## START RAW DATA

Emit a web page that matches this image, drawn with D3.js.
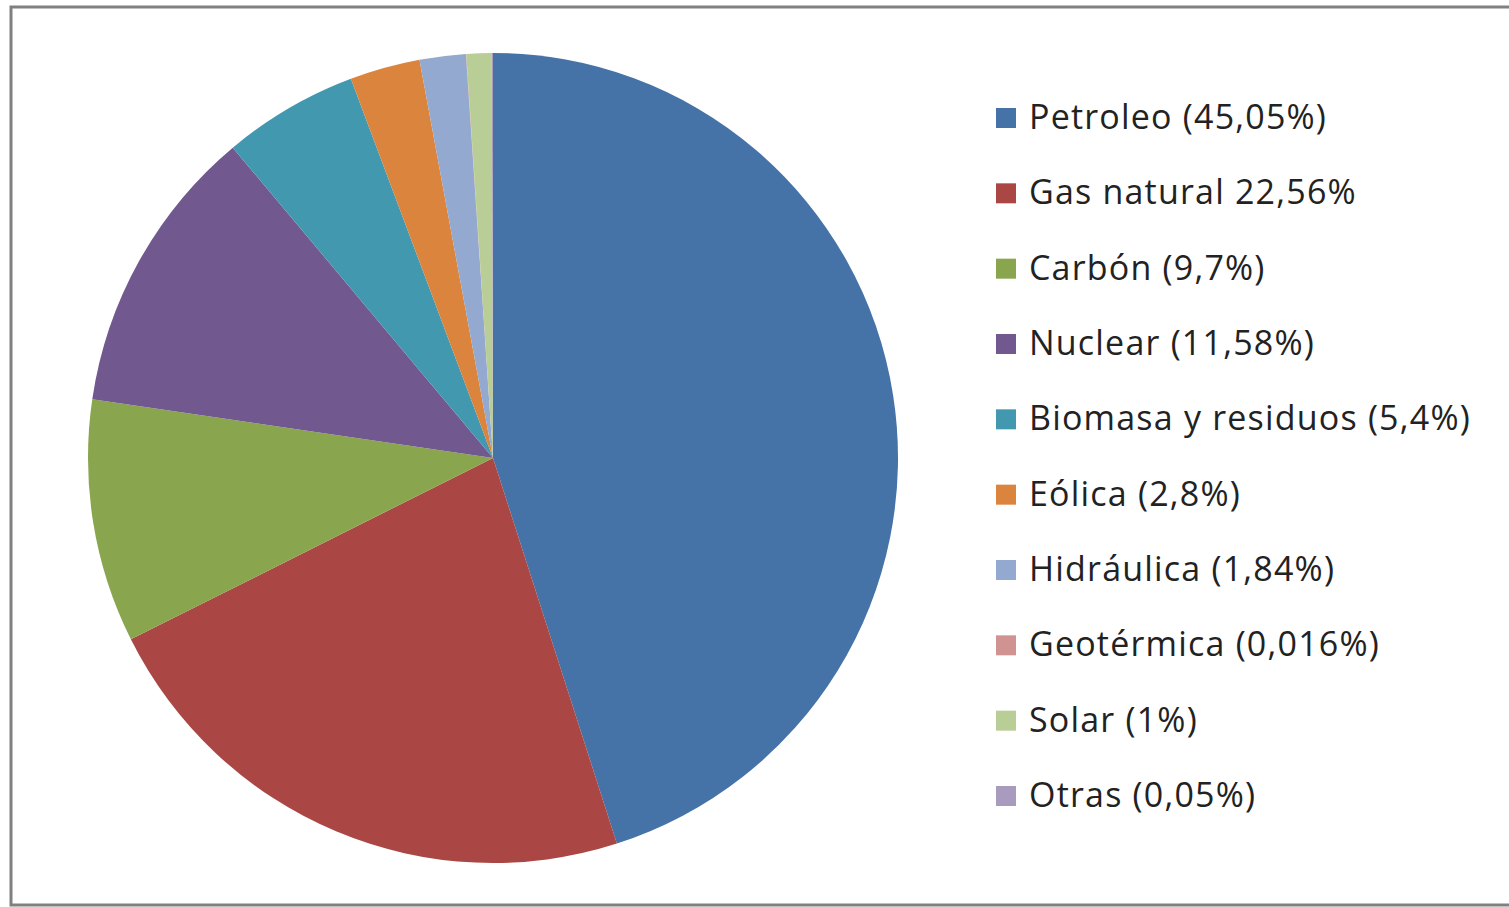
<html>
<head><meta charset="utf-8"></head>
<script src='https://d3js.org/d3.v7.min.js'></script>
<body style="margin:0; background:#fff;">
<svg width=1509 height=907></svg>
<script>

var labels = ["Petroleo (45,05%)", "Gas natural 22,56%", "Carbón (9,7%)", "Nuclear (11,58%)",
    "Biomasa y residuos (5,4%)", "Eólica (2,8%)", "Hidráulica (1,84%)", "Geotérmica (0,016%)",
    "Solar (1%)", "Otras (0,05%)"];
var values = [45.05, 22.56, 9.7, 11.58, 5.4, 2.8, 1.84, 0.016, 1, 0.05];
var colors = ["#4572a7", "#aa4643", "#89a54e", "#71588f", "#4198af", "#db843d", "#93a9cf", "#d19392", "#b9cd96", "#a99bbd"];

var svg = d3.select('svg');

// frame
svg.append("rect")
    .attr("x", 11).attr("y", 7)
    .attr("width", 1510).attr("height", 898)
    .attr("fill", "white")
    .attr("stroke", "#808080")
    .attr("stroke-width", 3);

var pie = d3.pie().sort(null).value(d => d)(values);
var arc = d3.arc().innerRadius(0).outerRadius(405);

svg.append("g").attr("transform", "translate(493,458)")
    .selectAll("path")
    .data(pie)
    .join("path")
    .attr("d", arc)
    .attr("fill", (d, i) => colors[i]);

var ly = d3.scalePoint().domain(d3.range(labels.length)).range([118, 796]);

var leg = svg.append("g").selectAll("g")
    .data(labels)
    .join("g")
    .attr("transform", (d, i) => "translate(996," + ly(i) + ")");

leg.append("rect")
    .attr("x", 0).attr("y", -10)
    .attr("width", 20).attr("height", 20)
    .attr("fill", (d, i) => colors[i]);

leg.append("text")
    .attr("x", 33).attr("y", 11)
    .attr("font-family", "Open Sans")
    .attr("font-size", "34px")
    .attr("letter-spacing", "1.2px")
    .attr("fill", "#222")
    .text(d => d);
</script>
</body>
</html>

## END RAW DATA

◆ AIM ◆
Give again, word for word, every line from the top of the data through the line with "var svg = d3.select('svg');", both ends included, and exclude the pictures.

◆ ANSWER BELOW ◆
Emit a web page that matches this image, drawn with D3.js.
<html>
<head><meta charset="utf-8"></head>
<script src='https://d3js.org/d3.v7.min.js'></script>
<body style="margin:0; background:#fff;">
<svg width=1509 height=907></svg>
<script>

var labels = ["Petroleo (45,05%)", "Gas natural 22,56%", "Carbón (9,7%)", "Nuclear (11,58%)",
    "Biomasa y residuos (5,4%)", "Eólica (2,8%)", "Hidráulica (1,84%)", "Geotérmica (0,016%)",
    "Solar (1%)", "Otras (0,05%)"];
var values = [45.05, 22.56, 9.7, 11.58, 5.4, 2.8, 1.84, 0.016, 1, 0.05];
var colors = ["#4572a7", "#aa4643", "#89a54e", "#71588f", "#4198af", "#db843d", "#93a9cf", "#d19392", "#b9cd96", "#a99bbd"];

var svg = d3.select('svg');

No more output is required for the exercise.